Negotiations for settlement were carried on for some time and additional proofs of loss were demanded and furnished; and the fire insurance companies accepted payment of the premiums after being notified of the loss.

The court instructed the jury, and from the judgment on their verdicts this appeal is prosecuted. (after stating the facts). Appellant contends that the contract of lease between the life insurance company and Simmons constituted them partners in the production of the rice, and that, because of the alleged conduct of Simmons in making the proof of loss, etc., the life insurance company is barred of all right to recover its losses under the policies issued to it and Simmons jointly. This contention, however, is unwarranted, since under said lease or contract Simmons was *Page 631 but a share cropper, the whole of the crop produced belonging to the landlord until payment of Simmons' debts for supplies, etc., out of the part that would otherwise have come to him; and the undisputed testimony shows that there was nothing due Simmons out of the crop at the time it was stored in the house and insured. Gardenshire v. Smith, 39 Ark. 280; Hammock v. Creekmore,48 Ark. 264, 3 S.W. 180; Hardiman v. Arthurs, 144 Ark. 289,222 S.W. 20; Fenton v. Price, 145 Ark. 116,223 S.W. 364; Barnhardt v. State, 169 Ark. 567, 275 S.W. 909; Harnwell v. Rice Growers' Assn., 169 Ark. 622, 276 S.W. 371.

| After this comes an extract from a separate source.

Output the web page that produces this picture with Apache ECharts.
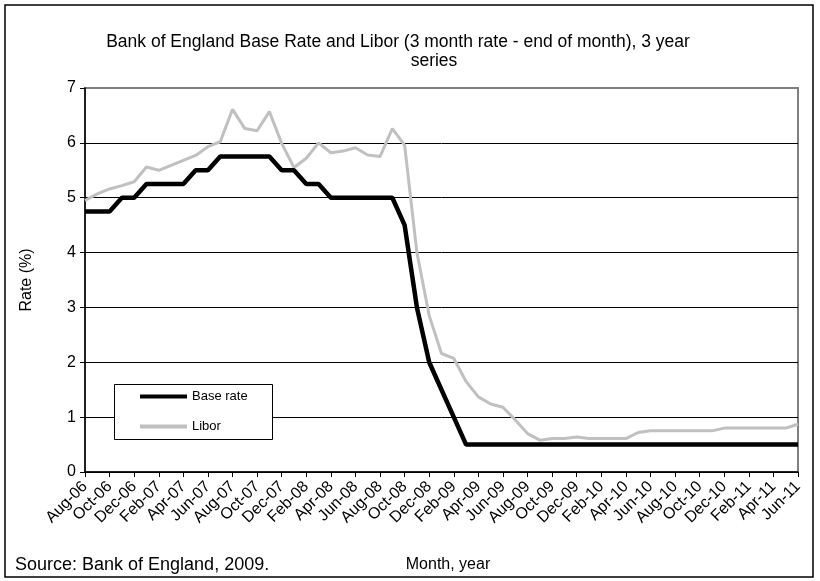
<!DOCTYPE html>
<html><head><meta charset="utf-8">
<script src="https://cdn.jsdelivr.net/npm/echarts@6/dist/echarts.min.js"></script>
<style>html,body{margin:0;padding:0;background:#fff}#c{width:820px;height:581px}</style>
</head><body><div id="c"></div>
<script>
const months = ['Aug-06','Sep-06','Oct-06','Nov-06','Dec-06','Jan-07','Feb-07','Mar-07','Apr-07','May-07','Jun-07','Jul-07',
'Aug-07','Sep-07','Oct-07','Nov-07','Dec-07','Jan-08','Feb-08','Mar-08','Apr-08','May-08','Jun-08','Jul-08',
'Aug-08','Sep-08','Oct-08','Nov-08','Dec-08','Jan-09','Feb-09','Mar-09','Apr-09','May-09','Jun-09','Jul-09',
'Aug-09','Sep-09','Oct-09','Nov-09','Dec-09','Jan-10','Feb-10','Mar-10','Apr-10','May-10','Jun-10','Jul-10',
'Aug-10','Sep-10','Oct-10','Nov-10','Dec-10','Jan-11','Feb-11','Mar-11','Apr-11','May-11','Jun-11'];
const baseRate = [4.75,4.75,4.75,5.0,5.0,5.25,5.25,5.25,5.25,5.5,5.5,5.75,
5.75,5.75,5.75,5.75,5.5,5.5,5.25,5.25,5.0,5.0,5.0,5.0,
5.0,5.0,4.5,3.0,2.0,1.5,1.0,0.5,0.5,0.5,0.5,0.5,
0.5,0.5,0.5,0.5,0.5,0.5,0.5,0.5,0.5,0.5,0.5,0.5,
0.5,0.5,0.5,0.5,0.5,0.5,0.5,0.5,0.5,0.5,0.5];
const libor = [4.95,5.07,5.16,5.22,5.29,5.56,5.50,5.59,5.68,5.77,5.93,6.02,
6.61,6.26,6.22,6.57,5.99,5.55,5.72,6.00,5.82,5.85,5.91,5.78,
5.75,6.26,5.96,4.00,2.85,2.16,2.07,1.65,1.37,1.24,1.18,0.95,
0.70,0.58,0.61,0.61,0.64,0.61,0.61,0.61,0.61,0.72,0.75,0.75,
0.75,0.75,0.75,0.75,0.80,0.80,0.80,0.80,0.80,0.80,0.87];
const yTicks = [0,1,2,3,4,5,6,7];
const titleLine1 = 'Bank of England Base Rate and Libor (3 month rate - end of month), 3 year';
const titleLine2 = 'series';

const FONT = '"Liberation Sans", Arial, sans-serif';
const chart = echarts.init(document.getElementById('c'), null, {renderer:'canvas'});
chart.setOption({
  animation:false,
  backgroundColor:'#fff',
  grid:{left:85, right:22, top:88, bottom:109, show:true, borderColor:'#808080', borderWidth:2, backgroundColor:'transparent'},
  xAxis:{
    type:'category', data:months, boundaryGap:false,
    axisLine:{lineStyle:{color:'#000', width:1.5}},
    axisTick:{show:true, interval:1, length:5, lineStyle:{color:'#000'}},
    axisLabel:{interval:1, rotate:45, color:'#000', fontFamily:FONT, fontSize:16, margin:12},
    splitLine:{show:false}
  },
  yAxis:{
    type:'value', min:0, max:7, interval:1,
    axisLine:{show:true, lineStyle:{color:'#000', width:1.5}},
    axisTick:{show:true, length:5, lineStyle:{color:'#000'}},
    axisLabel:{color:'#000', fontFamily:FONT, fontSize:16, margin:9, formatter:(v)=> yTicks.includes(v)? String(v):''},
    splitLine:{show:true, lineStyle:{color:['#000','#000','#000','#000','#000','#000','#000','#808080'], width:1}},
    name:'Rate (%)', nameLocation:'middle', nameGap:50, nameRotate:90,
    nameTextStyle:{color:'#000', fontFamily:FONT, fontSize:16}
  },
  legend:{
    show:true, orient:'vertical', left:135, top:385, itemWidth:47, itemHeight:4, itemGap:17,
    textStyle:{color:'#000', fontFamily:FONT, fontSize:13}, z:10,
    data:[{name:'Base rate', icon:'rect', itemStyle:{color:'#000'}},{name:'Libor', icon:'rect', itemStyle:{color:'#c0c0c0'}}]
  },
  graphic:[
    {type:'rect', z:5, shape:{x:5, y:5, width:808, height:572}, style:{fill:'none', stroke:'#000', lineWidth:1.5}},
    {type:'rect', z:5, shape:{x:114.5, y:384.5, width:158, height:55}, style:{fill:'#fff', stroke:'#000', lineWidth:1}},
    {type:'text', z:5, x:398, y:42, style:{text:titleLine1, font:'17.5px '+FONT, fill:'#000', textAlign:'center', textVerticalAlign:'middle'}},
    {type:'text', z:5, x:434, y:61, style:{text:titleLine2, font:'17.5px '+FONT, fill:'#000', textAlign:'center', textVerticalAlign:'middle'}},
    {type:'text', z:5, x:448, y:565, style:{text:'Month, year', font:'16px '+FONT, fill:'#000', textAlign:'center', textVerticalAlign:'middle'}},
    {type:'text', z:5, x:15, y:565, style:{text:'Source: Bank of England, 2009.', font:'18px '+FONT, fill:'#000', textAlign:'left', textVerticalAlign:'middle'}}
  ],
  series:[
    {name:'Base rate', type:'line', data:baseRate, showSymbol:false, symbol:'none', z:4,
     lineStyle:{color:'#000', width:4.5}, itemStyle:{color:'#000'}},
    {name:'Libor', type:'line', data:libor, showSymbol:false, symbol:'none', z:3,
     lineStyle:{color:'#c0c0c0', width:3}, itemStyle:{color:'#c0c0c0'}}
  ]
});
</script></body></html>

Rogers, the agent issuing the policies, also knew of the relationship existing between the landlord insurance company and Simmons at the time the policies were issued, and this knowledge is imputed to the insurance companies. Nat. Life Ins. Co. v. Jackson, 161 Ark. 597,256 S.W. 378; Nat. Union Fire Ins. Co. v. Crabtree,151 Ark. 561, 237 S.W. 97; Same v. Wright, 163 Ark. 43,257 S.W. 753; Firemen's Ins. Co. v. Rye, 160 Ark. 212,254 S.W. 465.

It is not necessary, in the absence of specific inquiry, for insured to state the exact nature of his interest, which was not necessary to be described in the policy. Cooley's Briefs on Insurance, 2 Ed. pgs. 2123, 2164; 14 R.C.L., p. 1051.

There may even be a shifting of interest of parties jointly insured without affecting the rights under the policy. 38 A.L.R. 325; see also 45 A.L.R. 856 and notes, p. 863; Fire Ins. Co. v. Larey, 125 Ark. 93,188 S.W. 7, L.R.A. 1917A, 29, Ann. Cas. 1918B, 1225.

There was no attempt to show nor any showing made that appellee life insurance company was in any way connected with or had any knowledge that Simmons, the agent, had made any fraudulent or false statement in the proof of loss or that his conduct in so doing was known to such insurance company, and its right to recover would not be affected by such conduct on Simmons' part if it had been proved. 14 R.C.L., 403, p. 1223 and *Page 632 cases cited; 26 C.J., p. 348; Beavers v. Security Mutual Ins. Co., 76 Ark. 595, 90 S.W. 13, 6 Ann. Cas. 585. Cooley's Briefs on Ins., (2 ed.), pp. 1253, 4941.

The terms and conditions of insurance policies are always to be construed most strongly against the insurer, and this principle is recognized and fixed by our statute. Section 6148, Crawford Moses' Digest.

The insurer denied liability under the policies, dispensing with the necessity for making proof of loss, but such proof and supplemental proofs were afterwards demanded by the insurers and furnished by appellee, and any question on that account passes out of the case. Commercial Union Fire Ins. Co. v. King, 108 Ark. 130,133, 156 S.W. 445; Woodmen of the World v. Hall,104 Ark. 538, 148 S.W. 526, 41 L.R.A. (N.S.) 517; Dodge v. Thompson, 94 Ark. 21, 125 S.W. 648.

The undisputed testimony also shows that the adjusters representing all the companies met after the loss and investigated the fire with a view to settlement, there being an extended investigation for the purpose as shown by Martin for trying to settle with the appellee insurance company, designated by him as an innocent victim.

The jury's finding of the amount of rice destroyed by the fire is a sufficient answer to any contention about an unintentional overstatement of the loss which could work no forfeiture. 20 A.L.R. 1164; Fidelity-Phoenix Fire Ins. Co. v. Freedman, 117 Ark. 71, 174 S.W. 215.

It was also manifest, reading the clause of the policies, that the record warranty clause had no application to the property stored in this old dwelling house, which was in no sense a warehouse. Camden Fire Ins. Assn. v. Meloy, 174 Ark. 84, 294 S.W. 378; Queen of Ark. Ins. Co. v. Dillard, 96 Ark. 378, 131 S.W. 946.

Acceptance of the payment of premiums after the loss occurred would in any event have operated as a waiver of the failure of insured to keep the record as required in the record warranty clause. National Liberty Ins. Co. v. Spharler, 172 Ark. 715, 290 S.W. 594. *Page 633

We do not find it necessary to discuss any of the other assignments, and, finding no prejudicial error in the record, the judgment must be affirmed. It is so ordered.